Monday, February 6, 2012

Happy Endings



Dr. Sexson made it clear to us in class today that our perfect romances must have happy endings, and I was thinking about this. Why does everyone have to live happily ever after? I have had romances of my own that have ended in tradegy, but they were still romances, and the women in them still hold a place in my heart. But we do not read romance to experience the same tragedies that have taken place in our own lives. A story is a sacred thing when it takes away from us our suffering, our sorrow, and what better way to do that than the happy ending? We all know they are rare in life and Frye points out that they tend to come at the cost of other's suffering and death being forgotten.
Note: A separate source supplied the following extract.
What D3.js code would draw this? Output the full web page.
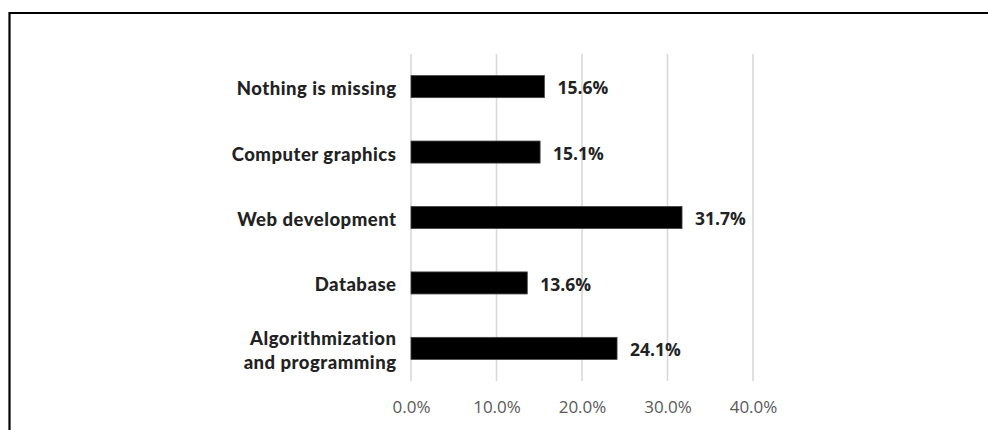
<!DOCTYPE html>
<html>
<head>
<meta charset="utf-8">
<script src="https://cdn.jsdelivr.net/npm/d3@7"></script>
<style>
  html, body { margin: 0; padding: 0; background: #fff; }
  svg { display: block; }
</style>
</head>
<body>
<svg id="chart" width="988" height="430"></svg>
<script>
const categories = ["Nothing is missing", "Computer graphics", "Web development", "Database", "Algorithmization\nand programming"];
const values = [15.6, 15.1, 31.7, 13.6, 24.1];
const tickValues = [0, 10, 20, 30, 40];
const tickLabels = ["0.0%", "10.0%", "20.0%", "30.0%", "40.0%"];

const svg = d3.select("#chart");

// frame border
svg.append("path")
  .attr("d", "M9.5,430 L9.5,13 L988,13")
  .attr("fill", "none")
  .attr("stroke", "#000")
  .attr("stroke-width", 2.2);

const x = d3.scaleLinear().domain([0, 40]).range([411, 753]);
const y = d3.scaleBand().domain(categories).range([54, 381]).paddingInner(0.663).paddingOuter(0.33);

// gridlines
svg.append("g").selectAll("line").data(tickValues).join("line")
  .attr("x1", d => x(d)).attr("x2", d => x(d))
  .attr("y1", 54).attr("y2", 381)
  .attr("stroke", "#d9d9d9").attr("stroke-width", 1.6);

// x axis labels
const xAxis = d3.axisBottom(x).tickValues(tickValues).tickFormat((d, i) => tickLabels[i]).tickSize(0).tickPadding(0);
const gx = svg.append("g").attr("transform", "translate(0,401)").call(xAxis);
gx.select(".domain").remove();
gx.selectAll("text")
  .attr("font-family", "'Open Sans', sans-serif")
  .attr("font-size", 17)
  .attr("fill", "#595959")
  .attr("dy", "0.71em");

// bars
svg.append("g").selectAll("rect").data(categories).join("rect")
  .attr("x", x(0))
  .attr("y", d => y(d))
  .attr("width", (d, i) => x(values[i]) - x(0))
  .attr("height", y.bandwidth())
  .attr("fill", "#000")
  .attr("stroke", "#444")
  .attr("stroke-width", 0.8);

// value labels
svg.append("g").selectAll("text").data(categories).join("text")
  .attr("x", (d, i) => x(values[i]) + 13)
  .attr("y", d => y(d) + y.bandwidth() / 2 + 1.5)
  .attr("dy", "0.35em")
  .attr("font-family", "'Open Sans', sans-serif")
  .attr("font-weight", 700)
  .attr("font-size", 17.5)
  .attr("fill", "#222")
  .text((d, i) => values[i].toFixed(1) + "%");

// category labels
const cl = svg.append("g").selectAll("text").data(categories).join("text")
  .attr("x", 396.5)
  .attr("text-anchor", "end")
  .attr("font-family", "Lato, sans-serif")
  .attr("font-weight", 900)
  .attr("font-size", 18.5)
  .attr("letter-spacing", "0.5px")
  .attr("fill", "#222");
cl.each(function(d) {
  const lines = d.split("\n");
  const cy = y(d) + y.bandwidth() / 2 + 2;
  const lh = 24;
  const t = d3.select(this);
  lines.forEach((ln, j) => {
    t.append("tspan")
      .attr("x", 396.5)
      .attr("y", cy + (j - (lines.length - 1) / 2) * lh)
      .attr("dy", "0.35em")
      .text(ln);
  });
});
</script>
</body>
</html>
They are for the survivors. But when I read a story I am exempt from guilt of being happy for the survivors. I am free from the constraints of reality, and I want the story to create for me a reality with true love and virgins and happy endings. Even though I do love a good Cormac McCarthy book. In my naive reading of a perfect romance I am whisked away with them on their adventure, I weep with them when they are in pain and I blush when they are intimate. In this state I could not bear for the story to end tragically. It would shatter the perfect world around me that the story has created. The perfect ending in this naive state of blissful reading then gets the neurons firing in such a way that is not experienced in ordinary life. Medicine for the soul. On the other end of the scope is the story that does not grab my attention because it is not well written. When reading these stories, and on the rare occasions I finish them, I tend to feel let down that the lovers do not die some terrible, creative death. But in my naive state I can appreciate everyone living happily ever after.